Applying Microformats

MadStore provides a lightweight infrastructure for crawling web sites and extracting information to store and publish as Atom feeds based on hAtom microformats , so you will need to make your web pages XHTML compliant, and then apply the proper microformats.

MadStore fully adheres to the latest hAtom specification draft and extends it by adding two more microformat elements:

  • The feed-key element, to be placed under the standard hfeed container element, used as a unique identifier for Atom feeds: it must be in lower-case (if not, it will be converted), and unique among all other feed keys.
  • The entry-key element, to be placed under the standard hentry container element, used as a unique identifier for Atom entries inside a given Atom feeds: it must be in lower-case (if not, it will be converted), and unique among all other entry keys inside its feed.

The feed-key and entry-key extensions are used by MadStore to avoid duplicates, guarantee correct updating of Atom entries and construct the URL clients will use to access the web feeds, so you are strongly encouraged to put them on your web pages.
However, MadStore is able to discover and work with your microformats even if you haven't applied those extensions: in such a case, MadStore will automatically generate surrogated keys based on some page-specific heuristics.

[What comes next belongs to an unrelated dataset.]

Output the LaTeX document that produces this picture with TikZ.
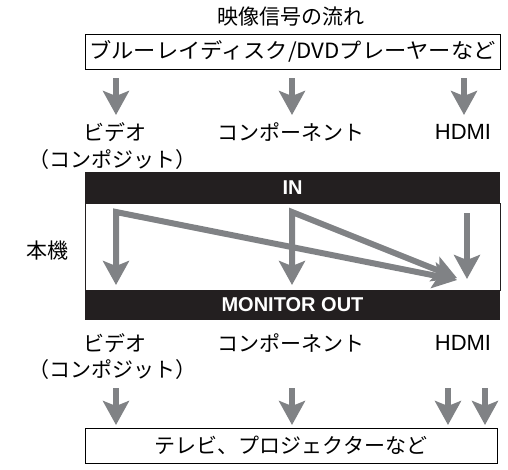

Here is an example with an XHTML page containing hAtom microformats (and related extensions):

<html xmlns="http://www.w3.org/1999/xhtml" xmlns:hatom="http://microformats.org/wiki/hatom" xmlns:fn="http://www.w3.org/2005/02/xpath-functions" xml:lang="en" lang="en">
    <head>
        <title>Acme Corporation</title>
    </head>
    <body class="hfeed" lang="en">
        <span class="feed-key" title="acme-news"/>
        <div class="hentry">
            <span class="entry-key" title="2"/>
            <h2 class="entry-title">Acme acquires Foo Corporation</h3>
            <div class="entry-summary">Acme acquires Foo Corporation ...</div>
            <div class="entry-content">Acme acquires Foo Corporation ...</div>
            <a href="http://www.acme.org/2" rel="bookmark">click here</a>
            <span class="updated" title="2008-09-01T18:30:02Z">September 01, 2008</span>
        </div>
        <div class="hentry">
            <span class="entry-key" title="1"/>
            <h2 class="entry-title">Acme acquires Bar Corporation</h3>
            <div class="entry-summary">Acme acquires Bar Corporation ...</div>
            <div class="entry-content">Acme acquires Bar Corporation ...</div>
            <a href="http://www.acme.org/1" rel="bookmark">click here</a>
            <span class="updated" title="2008-08-01T18:30:02Z">August 01, 2008</span>
        </div>
    </body>
</html>

As you may see, the feed-key element, with value acme-news , identifies the feed, while the entry-key elements identify the two entries.